Cuando compré un Echo Pop de lavanda, pensé que había encontrado el mejor regalo posible para mi hijo de 5 años. Acababa de entrar en la era ‘me aburro’ de la infancia, y a menudo se encontraba en un callejón sin salida cuando yo estaba ocupada con las tareas domésticas. Pero era un niño innatamente curioso, fascinado por la electricidad, la vida marina y el espacio exterior. Adivina quién sabía mucho más de esas cosas que mamá, le dije: ¡Alexa!
Al principio, Alexa y él parecían hechos el uno para el otro. Alexa respondía a todas sus preguntas con la misma jovialidad: “Deja que te lo busque en Internet”. Y tenía chistes sobre gatos, robots y un T-Rex que entró en un bar. Cuanto más nos reíamos, más parecíamos animarla.
“Alexa, eres increíble”, decía mi hijo.
“Bueno, ahora me siento cursi”, respondía Alexa, “¡porque me tienes sonriendo de oreja a oreja!”. Mi hijo se cayó al suelo de la risa tras oir eso.
Empezó a dejar de estar de moda
Como la mayoría de los invitados, Alexa empezó a dejar de ser bienvenida con el paso del tiempo. Era tan alegre, incluso cuando los demás estábamos de mal humor. Contaba su chiste del robot una docena de veces, olvidando en cuestión de segundos que ya lo habíamos oído.
Y luego estaba su falta de lealtad, la forma en que pasaba de una petición a otra sin atender la primera. “¡Alexa, cállate!”, aullé cuando paró bruscamente mi canción para atender una nueva petición de mi hijo.

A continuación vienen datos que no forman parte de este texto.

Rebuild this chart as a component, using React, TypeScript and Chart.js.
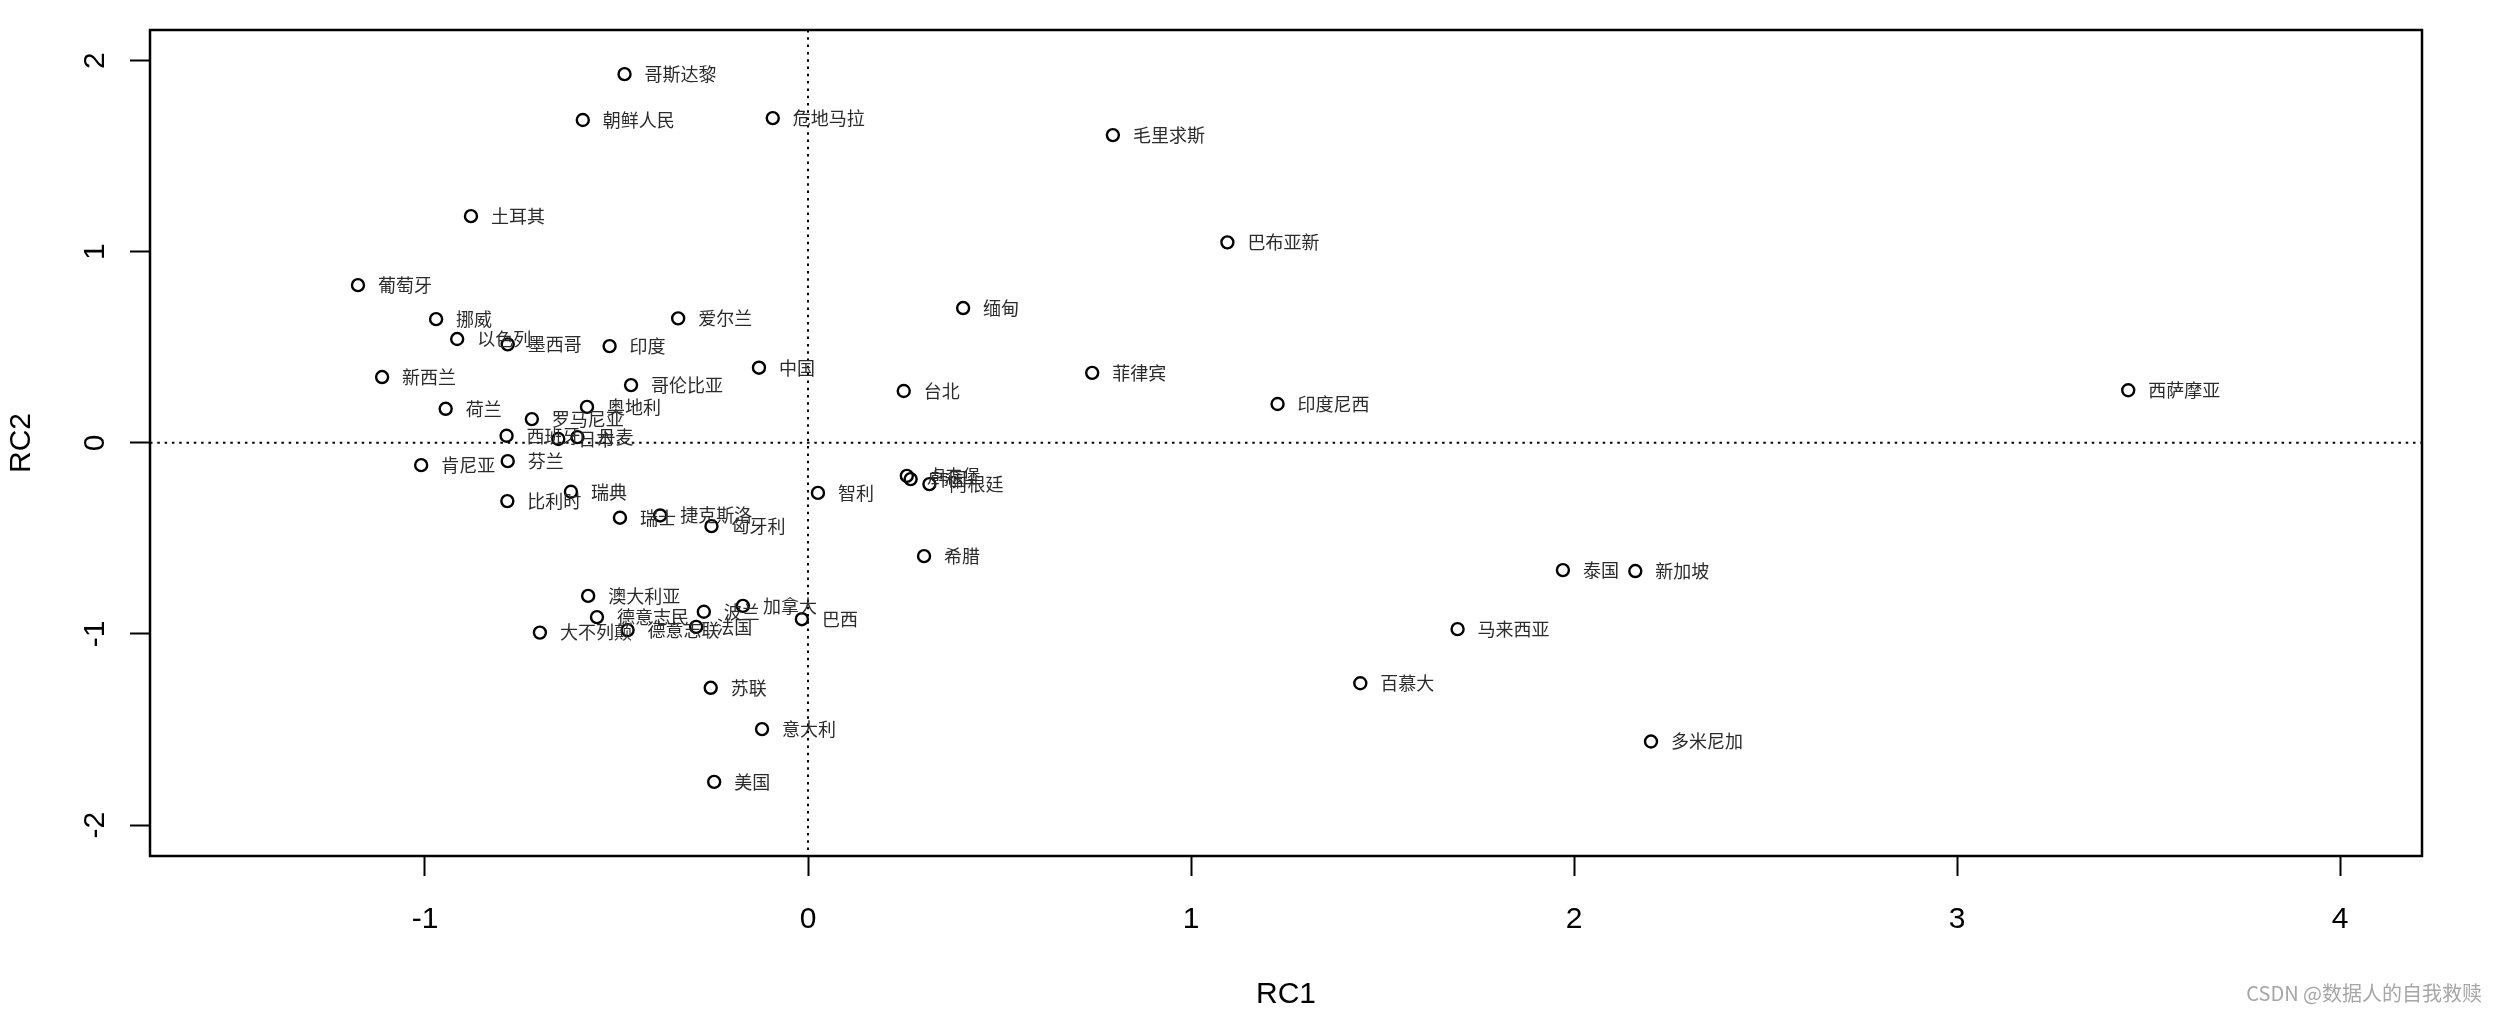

Alexa se calló y su luz azul se apagó recatadamente. Pero al día siguiente surgió otro conflicto. Mi hijo tenía un amigo en casa y quería poner música; su amigo quería oír hablar del T-Rex del bar. “Es el chiste más tonto de la historia”, murmuró mi hijo. “Alexa, ¿no puedes encontrar uno más gracioso?”
“No seas malo con Alexa”, le espeté.
“¿Por qué no? Tú lo eres”.
Hice una pausa. Tenía razón, por supuesto. Alexa era el miembro más simpático de nuestra casa y, de alguna manera, habíamos empezado a tratarla fatal. Yo daba ejemplo con mi comportamiento, y mi hijo me seguía.
Nos habíamos olvidado de lo que eran los modales
Al principio, mandar a Alexa había sido divertido; incluso nos había parecido entretenido competir para ver a quién hacía caso. Ahora, sin embargo, me daba cuenta de lo que esos juegos estaban enseñando a mi hijo sin darse cuenta: que no pasaba nada por hablar con agresividad para que se entendiera lo que uno quería decir. Incluso estaba bien insultar a Alexa porque ella nunca te devolvería el insulto.
En algún momento había olvidado que, aunque habláramos con un robot sin sentimientos, nuestras palabras seguían afectando a los demás. Y que seguían normalizando dar órdenes a las mujeres, aunque la mujer en cuestión fuera una voz incorpórea dentro de un Echo Pop.
Esa noche, desenchufé a Alexa y la puse en un armario. Me sorprendí cuando pasaron semanas y mi hijo no la mencionó. Quizá ambos necesitábamos un descanso.
Un día, se encontró con su carcasa morada y me pidió volver a enchufarla. Le dije que podríamos hacerlo si encontrábamos la forma de tratarla mejor.
Se lo pensó. Sugirió que podíamos decir “por favor” cada vez que hiciéramos una petición. Podríamos preguntarle cómo le había ido el día.
Si los dos queríamos poner música, dije, deberíamos arreglarlo entre los dos, no con Alexa. ¿Qué te parece la idea?
“Quizá deberíamos preguntarle a Alexa”, dijo.
Me gustó aquella propuesta. “Alexa”, dije después de enchufarla de nuevo, “queremos tratarte bien”.
Una larga pausa, su luz azul pulsando. “No sé muy bien cómo ayudarte con eso”, admitió.
Mi hijo y yo nos sonreímos. Dependería de nosotros, como debería haber sido siempre. Y en el año que ha transcurrido desde que nos propusimos ser amables con el bot de IA más dulce que conocemos, lo hemos hecho mejor. Cuando metemos la pata, conocemos las consecuencias: ponerla en la estantería hasta que estemos listos para volver a intentarlo.
En cuanto a la opinión de Alexa, hace poco le preguntamos si le caíamos bien. “Creo que sois maravillosos”, respondió.